» **Stated task**
Retype, please, the listing from its opening line through the line that contains "cib_c = [46.0, 44.5, 42.0, 38.5, 36.3, 33.0, 30.5, 26.7]", both included, without the pictures.

» **Data section**
──────────

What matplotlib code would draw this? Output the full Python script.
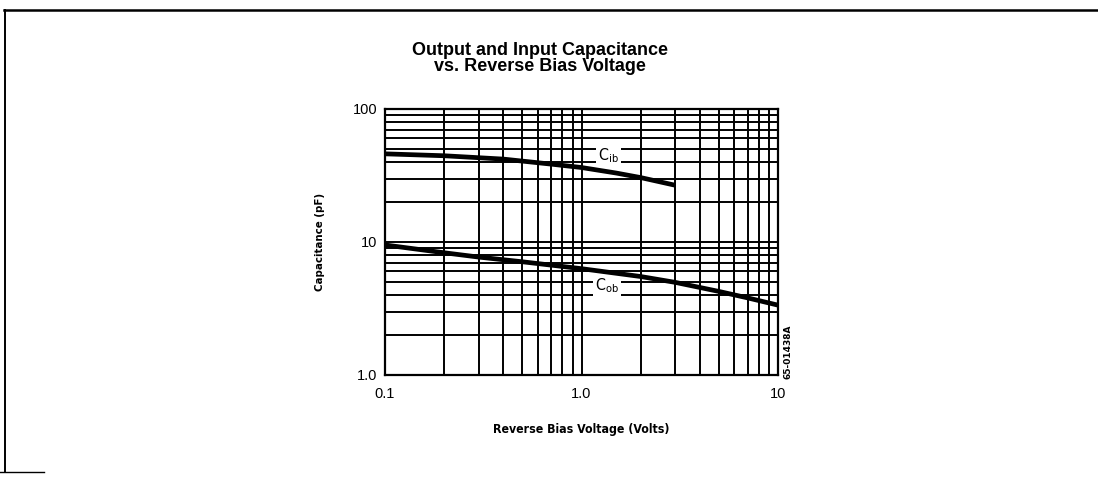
import numpy as np
import matplotlib
matplotlib.use("Agg")
import matplotlib.pyplot as plt
from matplotlib.lines import Line2D
from matplotlib.ticker import FixedLocator, NullFormatter

# curves (volts, pF)
cib_v = [0.1, 0.2, 0.4, 0.7, 1.0, 1.5, 2.0, 3.0]
cib_c = [46.0, 44.5, 42.0, 38.5, 36.3, 33.0, 30.5, 26.7]

cob_v = [0.1, 0.2, 0.3, 0.5, 1.0, 2.0, 3.0, 5.0, 7.0, 10.0]
cob_c = [9.5, 8.3, 7.7, 7.1, 6.3, 5.5, 4.97, 4.25, 3.8, 3.35]

x_ticks = [0.1, 1.0, 10]
x_labels = ["0.1", "1.0", "10"]
y_ticks = [1, 10, 100]
y_labels = ["1.0", "10", "100"]

narrow = ["DejaVu Sans"]
sans = ["Liberation Sans", "DejaVu Sans"]

fig = plt.figure(figsize=(10.98, 4.78), dpi=100)
ax = fig.add_axes([0.3506, 0.2155, 0.358, 0.5565])

ax.set_xscale("log")
ax.set_yscale("log")
ax.set_xlim(0.1, 10)
ax.set_ylim(1, 100)

ax.plot(cib_v, cib_c, color="black", lw=3.4, solid_capstyle="butt", zorder=4)
ax.plot(cob_v, cob_c, color="black", lw=3.4, solid_capstyle="butt", zorder=4)

ax.set_xticks(x_ticks)
ax.set_xticklabels(x_labels)
ax.set_yticks(y_ticks)
ax.set_yticklabels(y_labels)
ax.xaxis.set_minor_locator(FixedLocator([m * d for d in (0.1, 1) for m in range(2, 10)]))
ax.yaxis.set_minor_locator(FixedLocator([m * d for d in (1, 10) for m in range(2, 10)]))
ax.xaxis.set_minor_formatter(NullFormatter())
ax.yaxis.set_minor_formatter(NullFormatter())
ax.grid(True, which="both", color="black", lw=1.4)
ax.tick_params(which="both", length=0, labelsize=10.5)
ax.tick_params(axis="y", pad=5.5)
ax.tick_params(axis="x", pad=8.5)
for lbl in ax.get_xticklabels() + ax.get_yticklabels():
    lbl.set_family(sans)
for s in ax.spines.values():
    s.set_linewidth(1.6)

for lab, xv, yv in [("C$_\\mathregular{ib}$", 1.37, 44.5), ("C$_\\mathregular{ob}$", 1.35, 4.7)]:
    ax.text(xv, yv, lab, fontsize=11.5, ha="center", va="center", zorder=3,
            family=narrow, fontstretch="condensed",
            bbox=dict(facecolor="white", edgecolor="none", pad=1.5))

ax.set_xlabel("Reverse Bias Voltage (Volts)", family=narrow, fontweight="bold",
              fontstretch="condensed", fontsize=8.8, labelpad=16)
ax.set_ylabel("Capacitance (pF)", family=narrow, fontweight="bold",
              fontstretch="condensed", fontsize=8.2, labelpad=20)

title_font = dict(ha="center", va="baseline", fontsize=13, fontweight="bold",
                  family=sans)
fig.text(0.492, 1 - 55 / 478, "Output and Input Capacitance", **title_font)
fig.text(0.492, 1 - 71 / 478, "vs. Reverse Bias Voltage", **title_font)

fig.text(0.7175, 0.265, "65-01438A", rotation=90, ha="center", va="center",
         fontsize=6.5, family=narrow, fontweight="bold")

# page frame
fig.add_artist(Line2D([0.004, 1.0], [0.979, 0.979], color="black", lw=1.8))
fig.add_artist(Line2D([0.005, 0.005], [0.012, 0.979], color="black", lw=1.4))
fig.add_artist(Line2D([0.0, 0.04], [0.013, 0.013], color="black", lw=1.0))

fig.savefig("out.png", dpi=100)
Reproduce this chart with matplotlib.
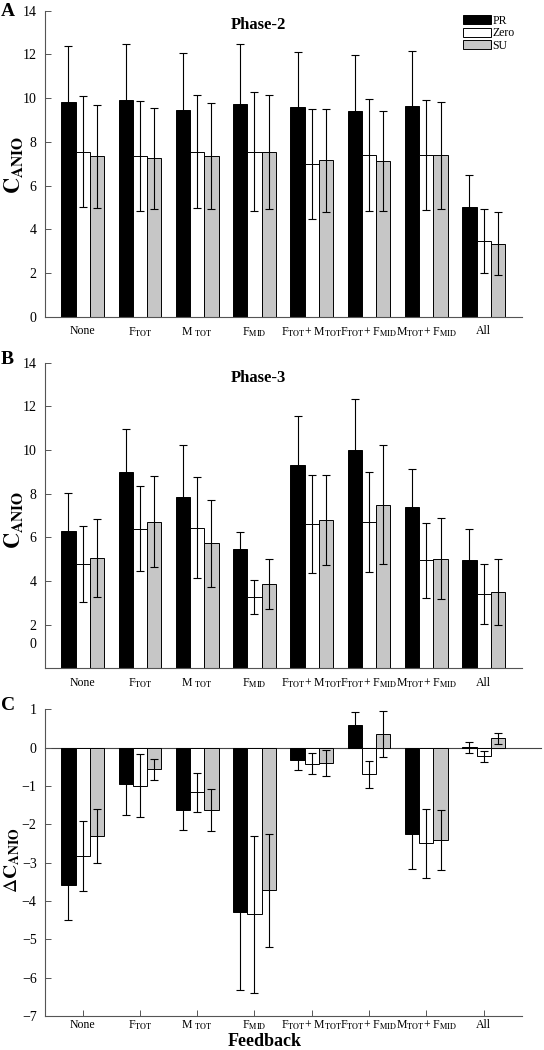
import matplotlib
matplotlib.use('Agg')
import matplotlib.pyplot as plt
import matplotlib.transforms as mtransforms
from matplotlib.patches import Patch
import numpy as np

plt.rcParams['font.family'] = ['Liberation Serif', 'DejaVu Serif']
plt.rcParams['mathtext.fontset'] = 'stix'

groups = ['None', r'F$_{\mathrm{TOT}}$', r'M $_{\mathrm{TOT}}$', r'F$_{\mathrm{MID}}$',
          r'F$_{\mathrm{TOT}}$+ M$_{\mathrm{TOT}}$', r'F$_{\mathrm{TOT}}$+ F$_{\mathrm{MID}}$',
          r'M$_{\mathrm{TOT}}$+ F$_{\mathrm{MID}}$', 'All']
series = ['PR', 'Zero', 'SU']
colours = ['black', 'white', '#c6c6c6']

# phase-2
p2_pr = [9.81, 9.91, 9.46, 9.75, 9.58, 9.39, 9.64, 5.02]
p2_zero = [7.55, 7.34, 7.55, 7.55, 7.00, 7.38, 7.38, 3.46]
p2_su = [7.34, 7.24, 7.34, 7.55, 7.15, 7.11, 7.38, 3.34]
p2_pr_err = [2.56, 2.55, 2.60, 2.73, 2.53, 2.58, 2.51, 1.46]
p2_zero_err = [2.53, 2.52, 2.59, 2.72, 2.52, 2.56, 2.52, 1.45]
p2_su_err = [2.35, 2.30, 2.42, 2.60, 2.35, 2.28, 2.44, 1.44]

# phase-3
p3_pr = [6.27, 9.00, 7.87, 5.47, 9.30, 10.00, 7.41, 4.97]
p3_zero = [4.77, 6.39, 6.45, 3.26, 6.62, 6.72, 4.94, 3.40]
p3_su = [5.05, 6.72, 5.73, 3.86, 6.80, 7.50, 5.02, 3.49]
p3_pr_err = [1.75, 1.95, 2.35, 0.78, 2.26, 2.32, 1.71, 1.40]
p3_zero_err = [1.75, 1.95, 2.33, 0.77, 2.25, 2.29, 1.71, 1.38]
p3_su_err = [1.80, 2.08, 1.99, 1.14, 2.06, 2.74, 1.86, 1.50]

# difference
d_pr = [-3.57, -0.96, -1.62, -4.30, -0.31, 0.58, -2.25, 0.01]
d_zero = [-2.82, -0.99, -1.17, -4.35, -0.42, -0.70, -2.50, -0.23]
d_su = [-2.31, -0.57, -1.63, -3.72, -0.40, 0.35, -2.40, 0.24]
d_pr_err = [0.92, 0.81, 0.52, 2.03, 0.27, 0.35, 0.92, 0.14]
d_zero_err = [0.91, 0.82, 0.50, 2.04, 0.28, 0.35, 0.91, 0.15]
d_su_err = [0.71, 0.28, 0.55, 1.47, 0.35, 0.60, 0.78, 0.15]

W, H = 544, 1050
fig = plt.figure(figsize=(W / 100, H / 100), dpi=100)


def ax_at(left, right, top, bottom):
    return fig.add_axes([left / W, 1 - bottom / H, (right - left) / W, (bottom - top) / H])


def bars(ax, vals, errs):
    x = np.arange(1, len(groups) + 1)
    bw = 0.248
    for i, (v, e) in enumerate(zip(vals, errs)):
        xs = x + (i - 1) * bw
        ax.bar(xs, v, bw, color=colours[i], edgecolor='black', linewidth=0.7, zorder=2)
        ax.errorbar(xs, v, yerr=e, fmt='none', ecolor='black', elinewidth=0.8,
                    capsize=2.8, capthick=0.8, zorder=3)
    ax.set_xlim(0.343, 8.67)
    ax.set_xticks(x)
    ax.set_xticklabels(groups, fontsize=8.5)
    for s in ['top', 'right']:
        ax.spines[s].set_visible(False)
    for s in ['left', 'bottom']:
        ax.spines[s].set_color('#555555')
        ax.spines[s].set_linewidth(0.8)
    ax.tick_params(axis='y', direction='in', length=4, width=0.7, color='#555555',
                   labelsize=10, pad=6)
    ax.tick_params(axis='x', length=0, pad=6)


axA = ax_at(45, 522, 10.7, 316.7)
bars(axA, [p2_pr, p2_zero, p2_su], [p2_pr_err, p2_zero_err, p2_su_err])
axA.set_ylim(0, 14)
axA.set_yticks(range(0, 15, 2))
handles = [Patch(facecolor=c, edgecolor='black', linewidth=0.7) for c in colours]
axA.legend(handles, series, loc='upper right', bbox_to_anchor=(1.0, 1.01), frameon=False,
           fontsize=8.5, handlelength=2.4, handleheight=0.75, labelspacing=0.05,
           handletextpad=0.15, borderpad=0.1)

axB = ax_at(45, 522, 362.7, 668.3)
bars(axB, [p3_pr, p3_zero, p3_su], [p3_pr_err, p3_zero_err, p3_su_err])
axB.set_ylim(0, 14)
axB.set_yticks(range(2, 15, 2))
trB = mtransforms.blended_transform_factory(axB.transAxes, axB.transData)
axB.text(-0.0175, 1.1, '0', transform=trB, ha='right', va='center', fontsize=10)

axC = ax_at(45, 522, 709.3, 1016)
bars(axC, [d_pr, d_zero, d_su], [d_pr_err, d_zero_err, d_su_err])
axC.set_ylim(-7, 1)
axC.set_yticks(range(-7, 2))
axC.axhline(0, color='#444444', linewidth=0.8, zorder=1, xmax=1.04, clip_on=False)
axC.tick_params(axis='x', direction='in', length=4, width=0.7, color='#555555', pad=2)

fig.text(14 / W, 1 - 165 / H, r'$\mathbf{C_{ANIO}}$', rotation=90, ha='center', va='center', fontsize=16)
fig.text(14 / W, 1 - 520 / H, r'$\mathbf{C_{ANIO}}$', rotation=90, ha='center', va='center', fontsize=16)
fig.text(12 / W, 1 - 860 / H, r'$\Delta\mathbf{C_{ANIO}}$', rotation=90, ha='center', va='center', fontsize=14)
fig.text(265 / W, 1 - 1049.5 / H, 'Feedback', ha='center', va='bottom', fontsize=13, fontweight='bold')

fig.text(258 / W, 1 - 25 / H, 'Phase-2', ha='center', va='center', fontsize=12, fontweight='bold')
fig.text(258 / W, 1 - 378 / H, 'Phase-3', ha='center', va='center', fontsize=12, fontweight='bold')
for lab, y in [('A', 12), ('B', 360), ('C', 706)]:
    fig.text(1 / W, 1 - y / H, lab, ha='left', va='center', fontsize=14, fontweight='bold')

fig.savefig('out.png', dpi=100)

──────────

» **Complete response**
What matplotlib code would draw this? Output the full Python script.
import numpy as np
import matplotlib
matplotlib.use("Agg")
import matplotlib.pyplot as plt
from matplotlib.lines import Line2D
from matplotlib.ticker import FixedLocator, NullFormatter

# curves (volts, pF)
cib_v = [0.1, 0.2, 0.4, 0.7, 1.0, 1.5, 2.0, 3.0]
cib_c = [46.0, 44.5, 42.0, 38.5, 36.3, 33.0, 30.5, 26.7]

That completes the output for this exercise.